## Problem requirements
All the data should be repeated exactly. Any image in it is left out.

## Provided material

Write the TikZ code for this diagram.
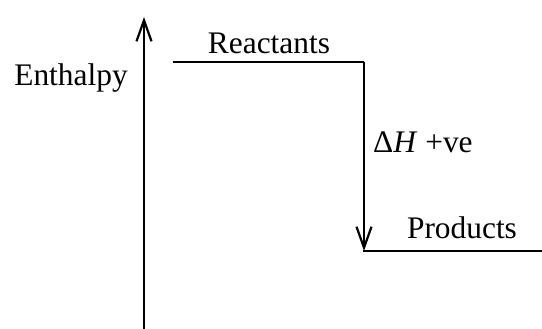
\documentclass[tikz,border=0pt]{standalone}
\usepackage{fontspec}
\setmainfont{Liberation Serif}
\usetikzlibrary{arrows.meta}
\tikzset{
  x=1pt, y=-1pt,
  lvl/.style={line width=2.2pt},
  arr/.style={line width=2.2pt, -{Straight Barb[length=21pt,width=15pt,line width=2.2pt]}},
  lbl/.style={inner sep=0pt, font=\fontsize{31.4}{36}\selectfont}
}
\begin{document}
\begin{tikzpicture}
\useasboundingbox (0,0) rectangle (542,329);
% axis
\coordinate (ab) at (144,329);
\coordinate (at) at (144,17);
\draw[arr] (ab) -- (at);
% levels
\coordinate (r1) at (173,62);
\coordinate (r2) at (364,62);
\coordinate (p1) at (364,251);
\coordinate (p2) at (542,251);
\draw[lvl] (r1) -- (r2);
\draw[arr] (r2) -- (p1);
\draw[lvl] ([xshift=-1.1pt]p1) -- (p2);
% labels
\node[lbl, anchor=base] (enth) at (71,86) {Enthalpy};
\node[lbl, anchor=base] (reac) at (269,54) {Reactants};
\node[lbl, anchor=base] (prod) at (462,239) {Products};
\node[lbl, anchor=base west] (dh) at (373,153) {Δ\textit{H} +ve};
\end{tikzpicture}
\end{document}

## Written solution
Write the TikZ code for this diagram.
\documentclass[tikz,border=0pt]{standalone}
\usepackage{fontspec}
\setmainfont{Liberation Serif}
\usetikzlibrary{arrows.meta}
\tikzset{
  x=1pt, y=-1pt,
  lvl/.style={line width=2.2pt},
  arr/.style={line width=2.2pt, -{Straight Barb[length=21pt,width=15pt,line width=2.2pt]}},
  lbl/.style={inner sep=0pt, font=\fontsize{31.4}{36}\selectfont}
}
\begin{document}
\begin{tikzpicture}
\useasboundingbox (0,0) rectangle (542,329);
% axis
\coordinate (ab) at (144,329);
\coordinate (at) at (144,17);
\draw[arr] (ab) -- (at);
% levels
\coordinate (r1) at (173,62);
\coordinate (r2) at (364,62);
\coordinate (p1) at (364,251);
\coordinate (p2) at (542,251);
\draw[lvl] (r1) -- (r2);
\draw[arr] (r2) -- (p1);
\draw[lvl] ([xshift=-1.1pt]p1) -- (p2);
% labels
\node[lbl, anchor=base] (enth) at (71,86) {Enthalpy};
\node[lbl, anchor=base] (reac) at (269,54) {Reactants};
\node[lbl, anchor=base] (prod) at (462,239) {Products};
\node[lbl, anchor=base west] (dh) at (373,153) {Δ\textit{H} +ve};
\end{tikzpicture}
\end{document}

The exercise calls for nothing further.